Write the RFC as a normal engineering document, not a transcript or agent handoff. Save it using the project's RFC convention, or docs/rfcs/<topic>.md when no convention exists.
Use writing-the-rfc.md for human-voice rules, filename/ID rules, required conceptual sections, source references, and placeholder removal.
5. Run Reviewer Review
Before presenting the first complete RFC draft, run reviewer subagents once. Do not self-approve the RFC's architecture, risk profile, or clarity.
Required reviewers:
Use rfc-clarity-reviewer when the RFC is long, nuanced, assumption-heavy, produced from a long brainstorming session, or requested by the user.
Use reviewer-review.md for reviewer prompts, output paths, cumulative artifacts, finding incorporation, change classification, targeted re-review, and Review Record updates.
6. Present And Stop
Present the RFC path and a brief summary of the chosen architecture. Stop unless the user explicitly asks for revisions or asks to move into planning.

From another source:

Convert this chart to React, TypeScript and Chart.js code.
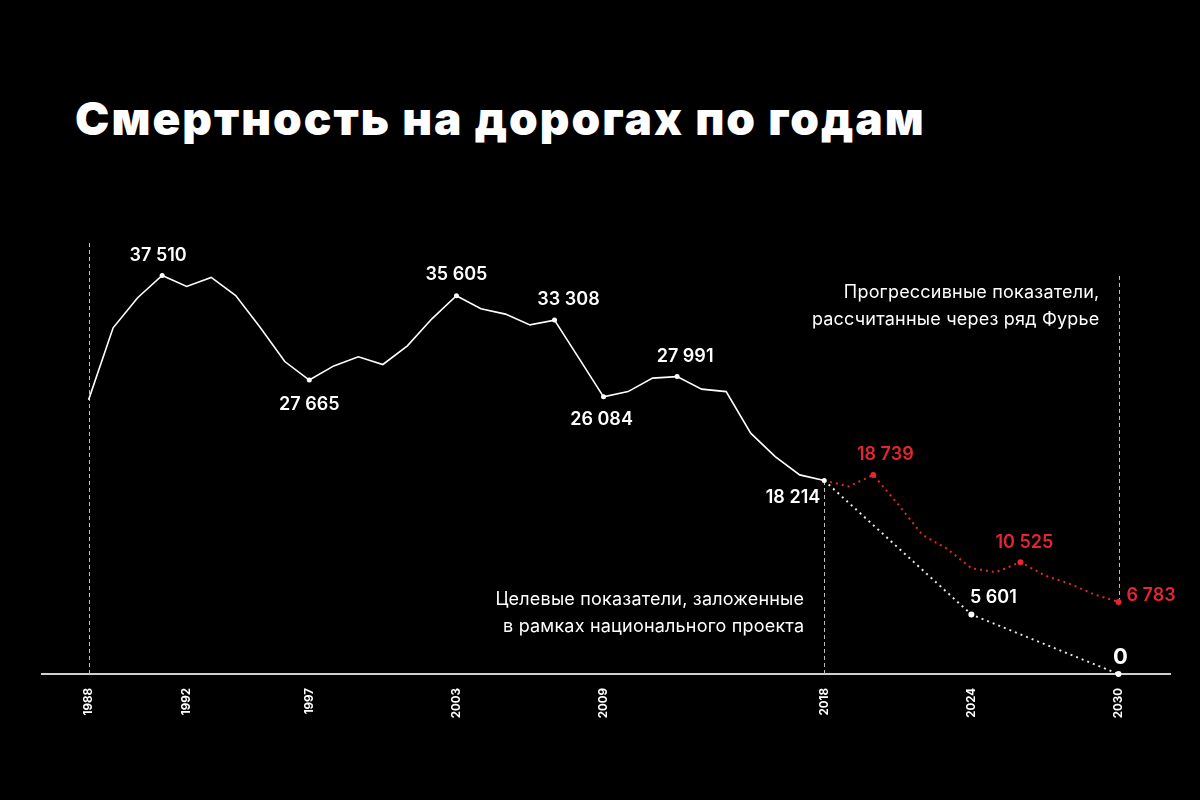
import { useEffect, useRef } from "react";
import Chart from "chart.js/auto";

// фактические данные, 1988–2018
const HIST_YEARS = [
  1988, 1989, 1990, 1991, 1992, 1993, 1994, 1995, 1996, 1997, 1998,
  1999, 2000, 2001, 2002, 2003, 2004, 2005, 2006, 2007, 2008, 2009,
  2010, 2011, 2012, 2013, 2014, 2015, 2016, 2017, 2018,
];
const HIST_DEATHS = [
  25800, 32580, 35410, 37510, 36470, 37320, 35620, 32610, 29410, 27665, 29000,
  29850, 29130, 30890, 33430, 35605, 34370, 33870, 32860, 33308, 29700, 26084,
  26580, 27850, 27991, 26810, 26580, 22670, 20460, 18740, 18214,
];
const HIST_MARKED = [1991, 1997, 2003, 2007, 2009, 2012, 2018];

// прогноз через ряд Фурье
const FOURIER_YEARS = [2018, 2019, 2020, 2021, 2022, 2023, 2024, 2025, 2026, 2027, 2028, 2029, 2030];
const FOURIER_DEATHS = [18214, 17650, 18739, 16000, 13100, 11800, 9960, 9580, 10525, 9270, 8500, 7500, 6783];
const FOURIER_MARKED = [2020, 2026, 2030];

// целевые показатели нацпроекта
const TARGET_YEARS = [2018, 2024, 2030];
const TARGET_DEATHS = [18214, 5601, 0];
const TARGET_MARKED = [2024, 2030];

const TICK_YEARS = [1988, 1992, 1997, 2003, 2009, 2018, 2024, 2030];

const GUIDE_YEARS = [1988, 2018, 2030];
const GUIDE_FROM = [0, 0, 6783];
const GUIDE_TO = [40800, 18214, 37600];

const TITLE = "Смертность на дорогах по годам";
const NOTE_FOURIER = ["Прогрессивные показатели,", "рассчитанные через ряд Фурье"];
const NOTE_TARGET = ["Целевые показатели, заложенные", "в рамках национального проекта"];

const WHITE = "#ffffff";
const RED = "#e3262f";
const FONT = "Inter, 'Noto Sans', sans-serif";

// подписи: набор, год, смещение и выравнивание
const LABELS = [
  { set: 0, year: 1991, dx: -4, dy: -20, align: "center" },
  { set: 0, year: 1997, dx: 0, dy: 25, align: "center" },
  { set: 0, year: 2003, dx: 0, dy: -21, align: "center" },
  { set: 0, year: 2007, dx: 14, dy: -21, align: "center" },
  { set: 0, year: 2009, dx: -2, dy: 23, align: "center" },
  { set: 0, year: 2012, dx: 8, dy: -20, align: "center" },
  { set: 0, year: 2018, dx: -4, dy: 17, align: "right" },
  { set: 1, year: 2020, dx: 12, dy: -20, align: "center" },
  { set: 1, year: 2026, dx: 4, dy: -20, align: "center" },
  { set: 1, year: 2030, dx: 8, dy: -6, align: "left" },
  { set: 2, year: 2024, dx: 22, dy: -17, align: "center" },
  { set: 2, year: 2030, dx: 2, dy: -17, align: "center", big: true },
] as const;

function fmt(v: number) {
  return String(v).replace(/\B(?=(\d{3})+(?!\d))/g, " ");
}

function pts(xs: number[], ys: number[]) {
  return xs.map((x, i) => ({ x, y: ys[i] }));
}

const overlay = {
  id: "overlay",
  beforeDatasetsDraw(chart: any) {
    const { ctx, scales } = chart;
    const xs = scales.x, ys = scales.y;
    ctx.save();
    ctx.strokeStyle = "#bdbdbd";
    ctx.lineWidth = 1;
    ctx.setLineDash([4, 3]);
    GUIDE_YEARS.forEach((yr, i) => {
      const x = Math.round(xs.getPixelForValue(yr)) + 0.5;
      ctx.beginPath();
      ctx.moveTo(x, ys.getPixelForValue(GUIDE_FROM[i]));
      ctx.lineTo(x, ys.getPixelForValue(GUIDE_TO[i]));
      ctx.stroke();
    });
    ctx.restore();
  },
  afterDatasetsDraw(chart: any) {
    const { ctx, scales } = chart;
    const xs = scales.x, ys = scales.y;
    ctx.save();
    ctx.textBaseline = "middle";
    LABELS.forEach((l: any) => {
      const ds = chart.data.datasets[l.set];
      const p = ds.data.find((d: any) => d.x === l.year);
      const x = xs.getPixelForValue(p.x), y = ys.getPixelForValue(p.y);
      ctx.fillStyle = l.set === 1 ? RED : WHITE;
      ctx.font = l.big ? `700 22px ${FONT}` : `600 18px ${FONT}`;
      ctx.textAlign = l.align;
      ctx.fillText(fmt(p.y), x + l.dx, y + l.dy);
    });
    ctx.font = `400 18px ${FONT}`;
    ctx.letterSpacing = "0.2px";
    ctx.fillStyle = WHITE;
    ctx.textAlign = "right";
    const xf = xs.getPixelForValue(2030) - 19;
    NOTE_FOURIER.forEach((t, i) => ctx.fillText(t, xf, 293 + i * 27));
    const xt = xs.getPixelForValue(2018) - 20;
    NOTE_TARGET.forEach((t, i) => ctx.fillText(t, xt, 600 + i * 27));
    ctx.restore();
  },
};

export default function App() {
  const canvasRef = useRef<HTMLCanvasElement | null>(null);

  useEffect(() => {
    if (!canvasRef.current) return;
    const chart = new Chart(canvasRef.current, {
      type: "line",
      data: {
        datasets: [
          {
            data: pts(HIST_YEARS, HIST_DEATHS),
            borderColor: WHITE,
            borderWidth: 1.6,
            pointRadius: HIST_YEARS.map((y) => (HIST_MARKED.includes(y) ? 2.5 : 0)),
            pointBackgroundColor: WHITE,
            pointBorderWidth: 0,
            clip: false,
          },
          {
            data: pts(FOURIER_YEARS, FOURIER_DEATHS),
            borderColor: RED,
            borderWidth: 2,
            borderDash: [2, 4],
            pointRadius: FOURIER_YEARS.map((y) => (FOURIER_MARKED.includes(y) ? 3 : 0)),
            pointBackgroundColor: RED,
            pointBorderWidth: 0,
            clip: false,
          },
          {
            data: pts(TARGET_YEARS, TARGET_DEATHS),
            borderColor: "#e8e8e8",
            borderWidth: 2,
            borderDash: [2, 4],
            pointRadius: TARGET_YEARS.map((y) => (TARGET_MARKED.includes(y) ? 3 : 0)),
            pointBackgroundColor: WHITE,
            pointBorderWidth: 0,
            clip: false,
          },
        ],
      },
      options: {
        animation: false,
        responsive: false,
        layout: { padding: { top: 249, left: 42, right: 30, bottom: 0 } },
        plugins: { legend: { display: false }, tooltip: { enabled: false } },
        scales: {
          x: {
            type: "linear",
            min: 1986.1,
            max: 2032.1,
            grid: { display: false, drawTicks: false },
            border: { color: "#cfcfcf", width: 2 },
            afterBuildTicks: (s: any) => { s.ticks = TICK_YEARS.map((v) => ({ value: v })); },
            afterFit: (s: any) => { s.height = 126; },
            ticks: {
              color: WHITE,
              autoSkip: false,
              maxRotation: 90,
              minRotation: 90,
              padding: 14,
              font: { family: FONT, size: 11.5, weight: "bold" },
              callback: (v: any) => String(v),
            },
          },
          y: { display: false, min: 0, max: 40000 },
        },
      },
      plugins: [overlay],
    });
    return () => chart.destroy();
  }, []);

  return (
    <div style={{ position: "fixed", left: 0, top: 0, width: 1200, height: 800, background: "#000", overflow: "hidden" }}>
      <div style={{ position: "absolute", left: 75, top: 95, font: `900 46px/1 ${FONT}`, letterSpacing: 2, color: WHITE, whiteSpace: "nowrap" }}>
        {TITLE}
      </div>
      <canvas ref={canvasRef} width={1200} height={800} style={{ position: "absolute", left: 0, top: 0 }} />
    </div>
  );
}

If an anchor was used, update or reconcile it so settled design context points to the RFC instead of duplicating it.
Final Rules
- Never substitute a context anchor for an RFC.
- Never let the RFC become a plan.
- Never self-approve architecture, risk profile, or clarity when reviewer agents are available.
- Never hide blocking uncertainty in vague language.
- Never claim existing architecture, contracts, storage formats, or runtime behavior without verifying them.
- Preserve approved decisions. If verified reality conflicts with one, present the conflict and ask before changing the design.
- Never refer to the human requestor as
the user in RFC prose; recast input as requirements, constraints, decisions, assumptions, or source references.
- Never mention agents, models, prompts, subagents, reviewer mechanics, or the authoring workflow in the RFC body except for required Review Record metadata.
- Pseudo-code is allowed only when it clarifies an algorithm, contract, state transition, or data/control flow. Keep it illustrative and avoid low-level implementation recipes.